American Indians in times past would start soon after birth teaching a child not to cry. Back then, a cry might alert a nearby enemy, startle an animal being hunted, whatever. It was important. So the moment a baby started to cry, they would pinch it's nostrils shut. The initial reaction to this was panic, because infants are obligate nose breathers, so they would stop crying. Applied every time a baby started to cry taught the child to simply not cry. So they had a "good baby", but at what cost? I assume it wasn't small.
You say you want a good baby (don't we all!). But there is a price to pay for a baby who has learned a hard lesson to stop doing what comes naturally to them: testing gravity, cause and effect ("If I drop the bowl, will daddy bend over/bring it back?")
The only way I think he understands is to be very stern when telling him off but it feels like I spend too long talking to him sternly!
The way this works (and if you are very consistent, it will work!) is that he will learn to fear doing the behavior because of the displeasure it invokes in you. When he does something unwanted, he feels unsafe in your harsh speech. So he'll stop, eventually.
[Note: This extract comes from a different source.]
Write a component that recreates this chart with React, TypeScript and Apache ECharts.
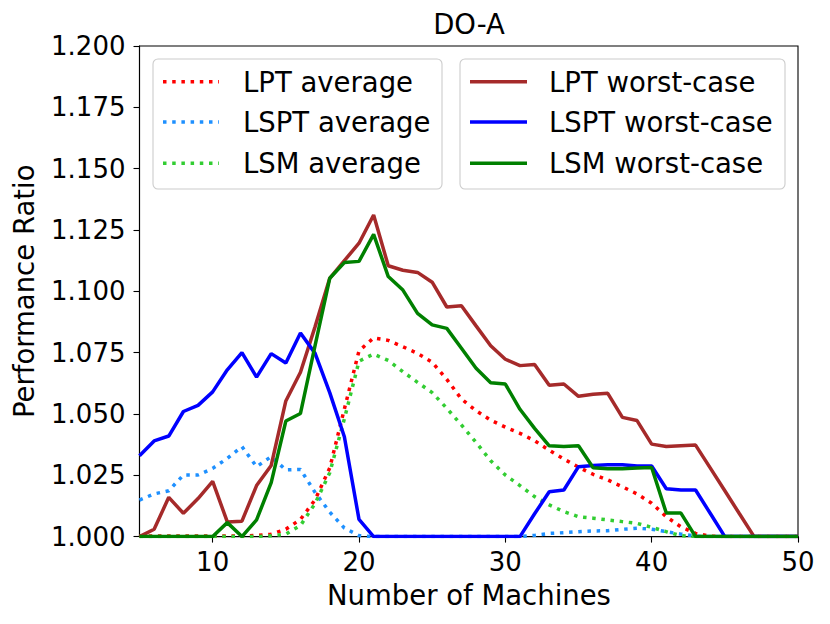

I want him to be well behaved but I also want him to be happy and to feel loved by us.
If the culture you are in values obedience and tidiness above individual expression, this will be a good way to make your child conform. And he may well get heaps of praise for being a "good baby". But the real question is will he feel loved? It depends on how you define love.
As an American, I think you're expecting a lot from your son. The only thing I would consistently discourage is grabbing the glasses, and I wouldn't yell. I would just say no, take back my glasses and put the baby in a boring place for a minute or two (an empty playpen for example). Every time he did it.